I don’t know why, but I was thinking about the price of different software products last night. I don’t think any of this means anything, but for some reason it won’t go out of my head until I write it down:
- If Microsoft Windows cost any less (free?), would they sell any more copies? (no?)
- If Linux (generic, not talking RHES etc) cost more (something), would they ’sell’ any less? (yes?)
- If Oracle Database cost any more, would they sell any less copies? (no? not by much?)
- If Google (Search) was a subscription service, would most people pay for it? (yes?)
- Does Opera prove that most people won’t pay for a web browser? Or, considering that the web browser is becoming the most important software item on the desktop, would people pay a token sum for an exceptional browser product with hugely improved efficiency/features (firefox isn’t all that)? (yes?)
- Similarly, if IE and Firefox were priced at $10 each, how many of each would sell?

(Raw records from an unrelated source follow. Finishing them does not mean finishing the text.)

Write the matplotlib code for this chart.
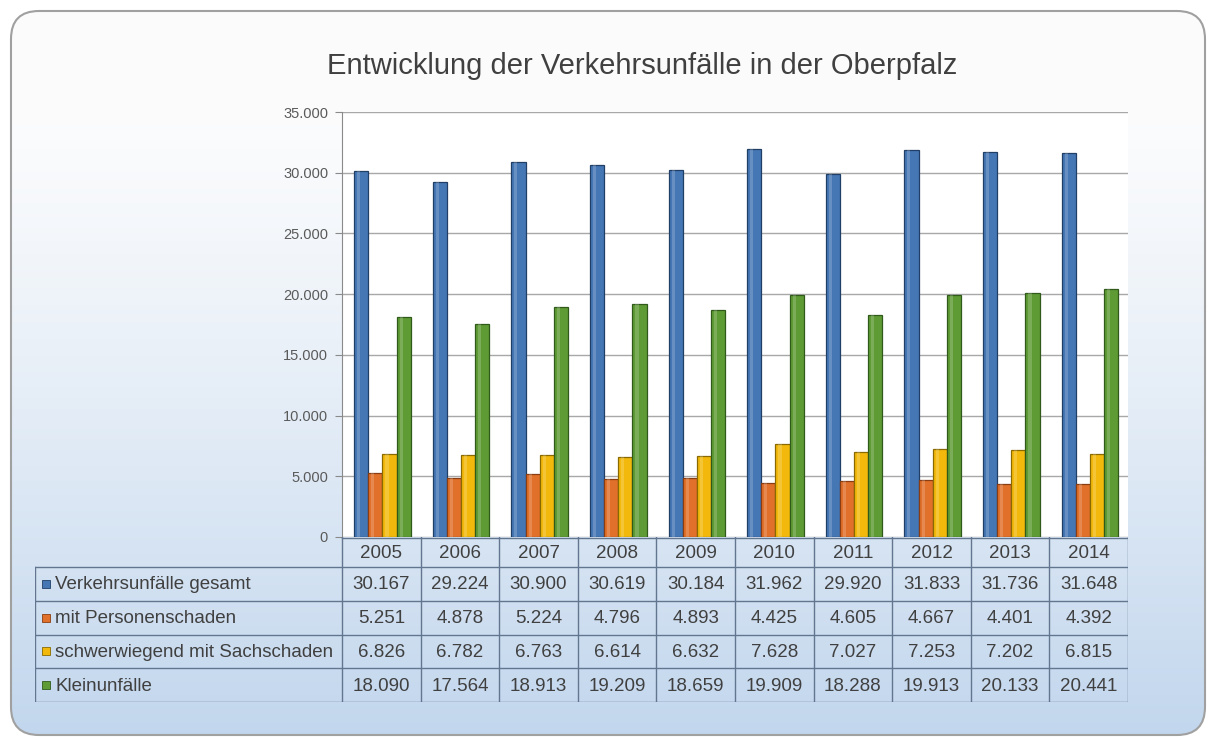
import numpy as np
import matplotlib.pyplot as plt
from matplotlib.patches import FancyBboxPatch, Rectangle
from matplotlib.ticker import FuncFormatter

plt.rcParams["font.family"] = ["Liberation Sans", "DejaVu Sans"]

YEARS = ["2005", "2006", "2007", "2008", "2009", "2010", "2011", "2012", "2013", "2014"]
SERIES = ["Verkehrsunfälle gesamt", "mit Personenschaden",
          "schwerwiegend mit Sachschaden", "Kleinunfälle"]
GESAMT = [30167, 29224, 30900, 30619, 30184, 31962, 29920, 31833, 31736, 31648]
PERSONEN = [5251, 4878, 5224, 4796, 4893, 4425, 4605, 4667, 4401, 4392]
SACHSCHADEN = [6826, 6782, 6763, 6614, 6632, 7628, 7027, 7253, 7202, 6815]
KLEIN = [18090, 17564, 18913, 19209, 18659, 19909, 18288, 19913, 20133, 20441]
TITLE = "Entwicklung der Verkehrsunfälle in der Oberpfalz"

COLORS = ["#4677b5", "#e0702a", "#f2b90c", "#5f9b35"]
EDGES = ["#1f3f66", "#8a3d12", "#8a6a00", "#2f5a1a"]

W, H = 1209, 740
fig = plt.figure(figsize=(W / 100, H / 100), dpi=100)
fig.patch.set_facecolor("white")


def px_axes(x0, y0, x1, y1):
    # pixel box (top-left origin) -> figure axes
    return fig.add_axes([x0 / W, 1 - y1 / H, (x1 - x0) / W, (y1 - y0) / H])


# background panel with vertical gradient
bg = fig.add_axes([0, 0, 1, 1], zorder=-10)
bg.set_xlim(0, W)
bg.set_ylim(H, 0)
bg.axis("off")
top = np.array([0.985, 0.988, 0.992])
bot = np.array([0.76, 0.84, 0.93])
t = np.linspace(0, 1, 256)
t = np.clip((t - 0.15) / 0.85, 0, 1) ** 1.2
grad = top[None, :] * (1 - t[:, None]) + bot[None, :] * t[:, None]
grad = np.repeat(grad[:, None, :], 2, axis=1)
panel = FancyBboxPatch((11, 11), W - 15, H - 16,
                       boxstyle="round,pad=0,rounding_size=28",
                       facecolor="none", edgecolor="#a0a0a0", linewidth=1.5)
bg.add_patch(panel)
img = bg.imshow(grad, extent=[11, W - 4, H - 5, 11], aspect="auto")
img.set_clip_path(panel)

fig.text(642 / W, 1 - 66 / H, TITLE, ha="center", va="center",
         fontsize=21, color="#404040")

# bar chart
ax = px_axes(342, 112, 1128, 537)
ax.set_facecolor("white")
x = np.arange(len(YEARS))
width = 0.18
values = [GESAMT, PERSONEN, SACHSCHADEN, KLEIN]
for i, vals in enumerate(values):
    pos = x + (i - 1.5) * width + 0.015
    ax.bar(pos, vals, width, color=COLORS[i], edgecolor=EDGES[i],
           linewidth=0.9, zorder=3)
    # light strip to hint at the 3D shading
    ax.bar(pos - width * 0.18, vals, width * 0.22, color="white",
           alpha=0.18, linewidth=0, zorder=4)

ax.set_xlim(-0.5, len(YEARS) - 0.5)
ax.set_ylim(0, 35000)
ax.set_yticks(range(0, 35001, 5000))
ax.yaxis.set_major_formatter(FuncFormatter(lambda v, p: f"{int(v):,}".replace(",", ".")))
ax.tick_params(axis="y", labelsize=10.5, labelcolor="#5a5a5a", color="#8a8a8a",
               length=5, pad=5)
ax.set_xticks([])
ax.grid(axis="y", color="#a8a8a8", linewidth=1.0, zorder=0)
for side in ["top", "right", "bottom"]:
    ax.spines[side].set_visible(False)
ax.spines["left"].set_color("#8a8a8a")

# data table below the chart
col_w = (1128 - 342) / len(YEARS)
left_px = 35
tx_left = -0.5 - (342 - left_px) / col_w
tab = px_axes(left_px, 537, 1128, 702)
tab.set_xlim(tx_left, len(YEARS) - 0.5)
header_h = 30
row_h = (702 - 537 - header_h) / len(SERIES)
tab.set_ylim(702 - 537, 0)
tab.axis("off")
line_c = "#62778f"
txt_size = 13.5

for j, year in enumerate(YEARS):
    tab.text(j, header_h / 2 + 1, year, ha="center", va="center",
             fontsize=txt_size, color="#404040")
for i, (name, vals) in enumerate(zip(SERIES, values)):
    yc = header_h + (i + 0.5) * row_h
    tab.add_patch(Rectangle((tx_left + 0.09, yc - 4), 0.1, 8,
                            facecolor=COLORS[i], edgecolor=EDGES[i],
                            linewidth=0.6))
    tab.text(tx_left + 0.26, yc + 1, name, ha="left", va="center",
             fontsize=txt_size, color="#404040")
    for j, v in enumerate(vals):
        tab.text(j, yc + 1, f"{v:,}".replace(",", "."), ha="center",
                 va="center", fontsize=txt_size, color="#404040")

# grid lines of the table
x_right = len(YEARS) - 0.5
tab.plot([-0.5, x_right], [0.5, 0.5], color=line_c, lw=1.0)
for i in range(len(SERIES) + 1):
    yy = header_h + i * row_h
    tab.plot([tx_left, x_right], [yy, yy], color=line_c, lw=1.0)
tab.plot([tx_left, tx_left], [header_h, 702 - 537 - 0.5], color=line_c, lw=1.0)
for j in range(len(YEARS) + 1):
    xx = j - 0.5
    tab.plot([xx, xx], [0, 702 - 537 - 0.5], color=line_c, lw=1.0)

fig.savefig("out.png", dpi=100)
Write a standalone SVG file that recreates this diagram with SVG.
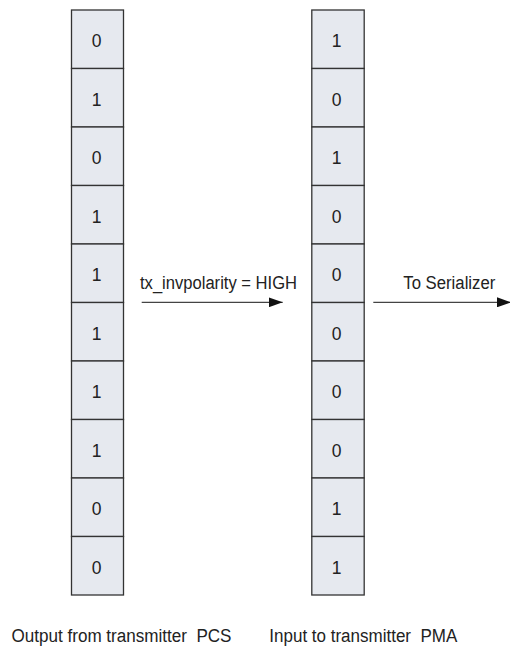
<svg xmlns="http://www.w3.org/2000/svg" width="510" height="646" viewBox="0 0 510 646">
<style>
.cell{fill:#e6e9ef;stroke:#333;stroke-width:1.3}
.t{font-family:"Liberation Sans",Arial,sans-serif;font-size:18px;fill:#222;white-space:pre}
.d{text-anchor:middle;font-size:17.5px}
.ln{stroke:#444;stroke-width:1.3;fill:none}
</style>
<defs>
<marker id="ah" markerWidth="14" markerHeight="10" refX="14" refY="5" orient="auto" markerUnits="userSpaceOnUse">
<path d="M0,0 L14,5 L0,10 Z" fill="#111"/>
</marker>
</defs>
<g id="left-column">
<rect class="cell" x="71.5" y="10" width="52" height="58.5"/>
<rect class="cell" x="71.5" y="68.5" width="52" height="58.5"/>
<rect class="cell" x="71.5" y="127" width="52" height="58.5"/>
<rect class="cell" x="71.5" y="185.5" width="52" height="58.5"/>
<rect class="cell" x="71.5" y="244" width="52" height="58.5"/>
<rect class="cell" x="71.5" y="302.5" width="52" height="58.5"/>
<rect class="cell" x="71.5" y="361" width="52" height="58.5"/>
<rect class="cell" x="71.5" y="419.5" width="52" height="58.5"/>
<rect class="cell" x="71.5" y="478" width="52" height="58.5"/>
<rect class="cell" x="71.5" y="536.5" width="52" height="58.5"/>
<text class="t d" x="96.5" y="47">0</text>
<text class="t d" x="96.5" y="105.5">1</text>
<text class="t d" x="96.5" y="164">0</text>
<text class="t d" x="96.5" y="222.5">1</text>
<text class="t d" x="96.5" y="281">1</text>
<text class="t d" x="96.5" y="339.5">1</text>
<text class="t d" x="96.5" y="398">1</text>
<text class="t d" x="96.5" y="456.5">1</text>
<text class="t d" x="96.5" y="515">0</text>
<text class="t d" x="96.5" y="573.5">0</text>
</g>
<g id="right-column">
<rect class="cell" x="311.8" y="10" width="52.4" height="58.5"/>
<rect class="cell" x="311.8" y="68.5" width="52.4" height="58.5"/>
<rect class="cell" x="311.8" y="127" width="52.4" height="58.5"/>
<rect class="cell" x="311.8" y="185.5" width="52.4" height="58.5"/>
<rect class="cell" x="311.8" y="244" width="52.4" height="58.5"/>
<rect class="cell" x="311.8" y="302.5" width="52.4" height="58.5"/>
<rect class="cell" x="311.8" y="361" width="52.4" height="58.5"/>
<rect class="cell" x="311.8" y="419.5" width="52.4" height="58.5"/>
<rect class="cell" x="311.8" y="478" width="52.4" height="58.5"/>
<rect class="cell" x="311.8" y="536.5" width="52.4" height="58.5"/>
<text class="t d" x="336.5" y="47">1</text>
<text class="t d" x="336.5" y="105.5">0</text>
<text class="t d" x="336.5" y="164">1</text>
<text class="t d" x="336.5" y="222.5">0</text>
<text class="t d" x="336.5" y="281">0</text>
<text class="t d" x="336.5" y="339.5">0</text>
<text class="t d" x="336.5" y="398">0</text>
<text class="t d" x="336.5" y="456.5">0</text>
<text class="t d" x="336.5" y="515">1</text>
<text class="t d" x="336.5" y="573.5">1</text>
</g>
<g id="connectors">
<line class="ln" x1="141.7" y1="302.3" x2="282.7" y2="302.3" marker-end="url(#ah)"/>
<line class="ln" x1="373.3" y1="302.3" x2="511" y2="302.3" marker-end="url(#ah)"/>
</g>
<g id="labels">
<text class="t" x="140" y="288.5" textLength="157" lengthAdjust="spacingAndGlyphs">tx_invpolarity = HIGH</text>
<text class="t" x="403.3" y="289" textLength="92" lengthAdjust="spacingAndGlyphs">To Serializer</text>
<text class="t" x="11.5" y="641.5" textLength="220" lengthAdjust="spacingAndGlyphs">Output from transmitter  PCS</text>
<text class="t" x="269.3" y="641.5" textLength="188" lengthAdjust="spacingAndGlyphs">Input to transmitter  PMA</text>
</g>
</svg>
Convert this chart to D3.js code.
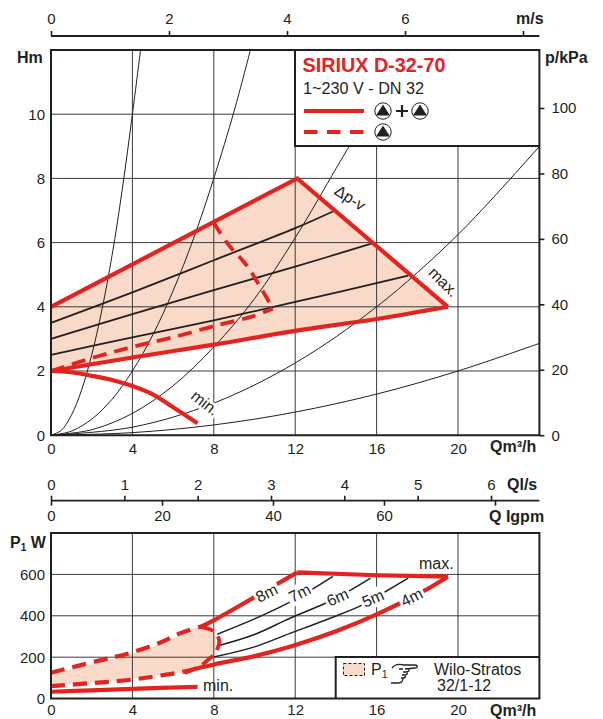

- In the next 10 years, will nearly all software be (cost) ‘free’ (i.e. the marketplace becomes more service-oriented)? Or will the reverse happen and people will pay for search, browsers, etc?
- A Powerbook costs about $1500, and OSX about $130. But the ‘value’ of the $1500 powerbook includes being able to use OSX, not just the price of OSX. So, when OSX inevitably comes to the PC, how much ‘value’ will be lost from a $1500 powerbook? Will it then only be worth $1000 to a typical user?
Like I said, this doesn’t mean a whole lot (except point out that different products have different ‘value propositions’), but I have a niggling feeling that there’s something interesting to be found by following this train of thought.